Repository files navigation

Mayat

Mayat is a code similarity detection tool developed by Tian(Maxwell) Yang. It works by comparing the Abstract Syntax Trees of students' code solutions and generate a similarity score for each pair of students' code.

Install

pip install mayat
python -m mayat.install_langs

Usage

Let's say we need to check all students' uniq.c for homework1. The path for each uniq.c has the format homework1/<unique-id>/user/uniq.c. All we need to do is run:

python -m mayat.frontends.TS_C homework1/*/user/uniq.c

If we only want to check the main function, we can do:

python -m mayat.frontends.TS_C homework1/*/user/uniq.c -f main

Additionally, we can pass more optional arguments for C.py:

  • --threshold: Specify the granularity for the matching algorithm. Default to 5. A smaller value will cause it to check trivial details, which increases the similarity score of two code even though they might not be similar. A larger value will cause it to overlook some common cheat tricks such as swapping two function definitions.

Supported Languages

  • C:
    • mayat.TS_C
    • mayat.C(Legacy)
  • Python:
    • mayat.TS_Python
    • mayat.Python(Legacy)
  • Java:
    • mayat.TS_Java

Implement a New PL's frontend

We implement a new programming language's frontend by using classes and functions defined in mayat. They are:

  • mayat.AST.AST: The base class for Abstract Syntax Tree. For a new PL you should inherit this and implement the AST.create(path) class method, which takes the path of a program as a parameter and returns the AST representation of that program. Currently it is preferred to use tree-sitter parsers to implement language frontends, whose corresponding file should be prefixed with TS_.
  • mayat.args.arg_parser: A argparse.ArgumentParser object. We need to use this object to retrieve command arguments. We can add new arguments if needed.
  • mayat.driver.driver: The driver function that takes the inherited AST class and the parsed arguments as parameters and run the plagiarism detection algorithm.
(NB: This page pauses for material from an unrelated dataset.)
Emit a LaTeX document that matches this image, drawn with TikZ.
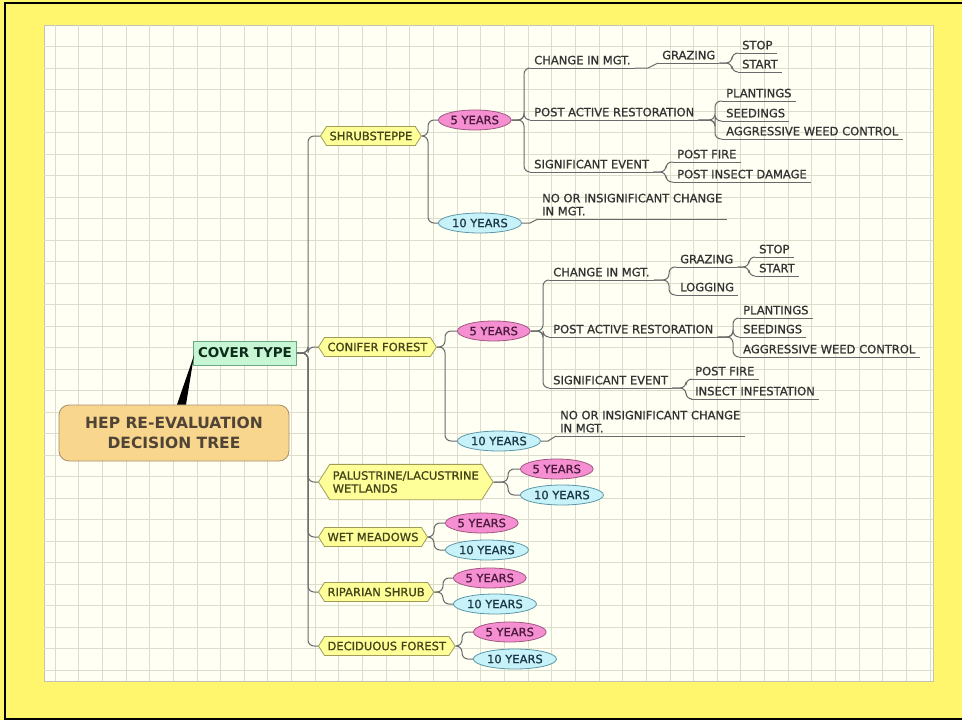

An example of this can be find in mayat/frontends/TS_C.py, which is a C frontend implemented using tree-sitter-c parser.

Testing

cd tests
python test.py -v

Limitations

This tool will never work for assembly code as the code has to be written in a high level programming language that can be converted into an AST. We can potentially figure out a way to automatically reverse engineer assembly code back to C and then convert it to AST. However, there's no guarantee that the reverse-engineered code can be a good representation for its assembly counterpart.